Karen, Bronwyn, Connor and Piper

Identified before we could respond
(08/20/2008) Mystery caterpillar id’d
Hi Bugman,
After we emailed you this morning, we ended up finding our caterpillar, I think. Pearly Wood-Nymph ( Eudryas unio ) Here’s the mature moth: Thanks,
Karen, Connor, Bronwyn and Piper

Dear Karen, Connor, Bronwyn and Piper,
You have done an excellent job of identifying your Pearly Wood Nymph Caterpillar. We are very pleased to see that some of our readership actually continues to search for their answers after clicking the “Ask WTB?” link on our site. We would not discount the possibility of this caterpillar being another member of the same genus though, as evidenced by images on BugGuide.

Please help !
Hi there.
I have been looking at picture of bugs and flies all over the internet for hours and I can’t seem to find anything that looks like the one I found, (see attached) I found it on my living room window in Munster Germany (Mid August). it was about 15 mm in length, with a red-ish colour. I was wondering if you could help identify it for me as I have small children and am worried that they might bite. Thank you.
Mrs Dwyer, Munster, Germany

Hi Mrs Dwyer,
Despite its name and appearance, the Scorpionfly is perfectly harmless.

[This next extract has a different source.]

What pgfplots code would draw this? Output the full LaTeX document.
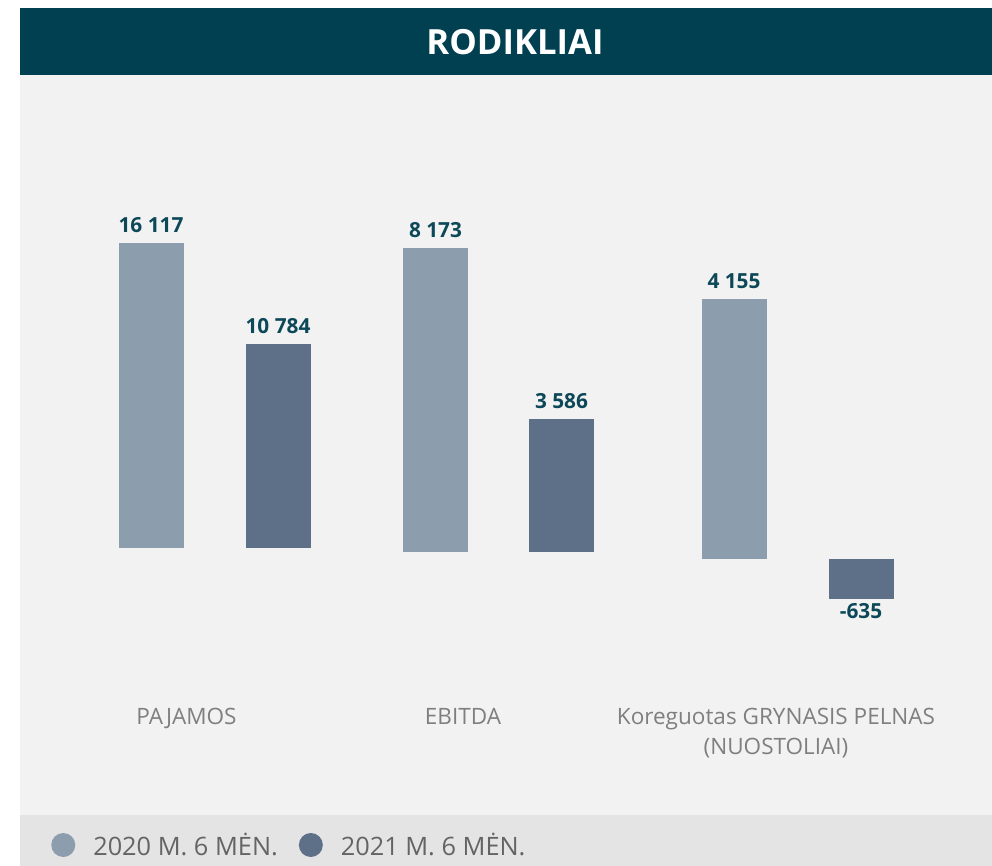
\documentclass[border=0pt]{standalone}
\usepackage{pgfplots}
\pgfplotsset{compat=1.18}
\usepackage{fontspec}
\setmainfont{Open Sans}
\definecolor{titlebar}{RGB}{1,64,80}
\definecolor{panel}{RGB}{242,242,242}
\definecolor{legband}{RGB}{228,228,228}
\definecolor{barlight}{RGB}{140,157,173}
\definecolor{bardark}{RGB}{94,112,135}
\definecolor{valtext}{RGB}{12,72,88}
\definecolor{cattext}{RGB}{127,127,127}
\definecolor{legtext}{RGB}{100,100,100}
\pgfplotsset{grp/.style={scale only axis, width=729pt, height=454.5pt,
  at={(15pt,-529.5pt)}, anchor=south west, xmin=20, xmax=992,
  axis line style={draw=none}, tick style={draw=none}, ytick=\empty, xtick=\empty,
  ybar, bar width=65, clip=false, point meta=explicit symbolic, nodes near coords,
  every node near coord/.append style={font=\fontsize{15.6}{18}\selectfont\bfseries, text=valtext, inner sep=0pt}},
  posl/.style={every node near coord/.append style={anchor=south, yshift=7.5pt}},
  negl/.style={every node near coord/.append style={anchor=north, yshift=-3pt}}}
\begin{document}
\begin{tikzpicture}
\fill[white] (0pt,0pt) rectangle (744pt,-649.5pt);
\fill[panel] (15pt,-56.25pt) rectangle (744pt,-611.25pt);
\fill[legband] (15pt,-611.25pt) rectangle (744pt,-649.5pt);
\fill[titlebar] (15pt,-6pt) rectangle (744pt,-56.25pt);
\node[text=white, font=\fontsize{26}{30}\selectfont\bfseries] at (386.25pt,-31.5pt) {RODIKLIAI};

\begin{axis}[grp, ymin=-8349.1, ymax=23673.7,
  xtick={186.5,463,776},
  xticklabels={PAJAMOS,EBITDA,{Koreguotas GRYNASIS PELNAS\\(NUOSTOLIAI)}},
  xticklabel style={align=center, font=\fontsize{16.9}{22.5}\selectfont, text=cattext, inner sep=0pt, anchor=north, yshift=2.5pt},
  legend columns=2,
  legend style={draw=none, fill=none, inner sep=0pt, at={(axis cs:30,-15694)}, anchor=west,
    nodes={inner sep=0pt}, font=\fontsize{19}{22}\selectfont, text=legtext},
  legend image code/.code={\path (-24.75pt,0pt) (22.5pt,0pt); \fill[#1] (0pt,0pt) circle (9pt);}]
\addplot[fill=barlight, draw=none, bar shift=0pt, posl] coordinates {(151,16117) [16 117]};
\addplot[fill=bardark, draw=none, bar shift=0pt, posl] coordinates {(278,10784) [10 784]};
\legend{2020 M. 6 MĖN., 2021 M. 6 MĖN.}
\end{axis}

\begin{axis}[grp, ymin=-4140.2, ymax=12151.8]
\addplot[fill=barlight, draw=none, bar shift=0pt, posl] coordinates {(435.5,8173) [8 173]};
\addplot[fill=bardark, draw=none, bar shift=0pt, posl] coordinates {(561.5,3586) [3 586]};
\end{axis}

\begin{axis}[grp, ymin=-2349.2, ymax=7335.2]
\addplot[fill=barlight, draw=none, bar shift=0pt, posl] coordinates {(734,4155) [4 155]};
\addplot[fill=bardark, draw=none, bar shift=0pt, negl] coordinates {(861,-635) [-635]};
\end{axis}
\end{tikzpicture}
\end{document}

bandwing dragonlet-dragonfly species not on your site Hialeah Florida
I took this photo in my yard yesterday (Aug. 19, 2008) the same time as the bee fly picture. I thought you already had a picture of this dragonfly on your site, but after I checked today, I didn’t see it. I googled for ‘Dragonfly species Florida’ and I’ve tentatively ID’ed it as a Band-Winged Dragonlet going by the one I found here- (that photo isn’t as clear as mine, but I do think it’s the same species).
Marian Mendez

Female Bandwing Dragonlet
(08/20/2008) fem.banded dragonlet- Hialeah Fla.
I hadn’t intended to send another email today (Aug 20, 2008), but I snapped this dragonfly in pretty much the same place in my yard as the male Banded Dragonlet I sent you earlier today and I *think* it’s the female Banded Dragonlet. The coloring is lighter than some I’d seen, but possibly it’s a young one? The possibility of adding a pair to your site was irresistable. I love dragonflies. Considering the limitations of my camera, I was astounded that I got such a good closeup of her monkey-like face, so I’m sending 2 pics. Marian Mendez

Hi again Marian,
BugGuide has numerous photos of the Bandwing Dragonlet, Erythrodiplax umbrata, and we agree with your identification. Interestingly, though BugGuide lists it as neotropical and ranging to Southern Florida and Texas, they do have a report from Ohio.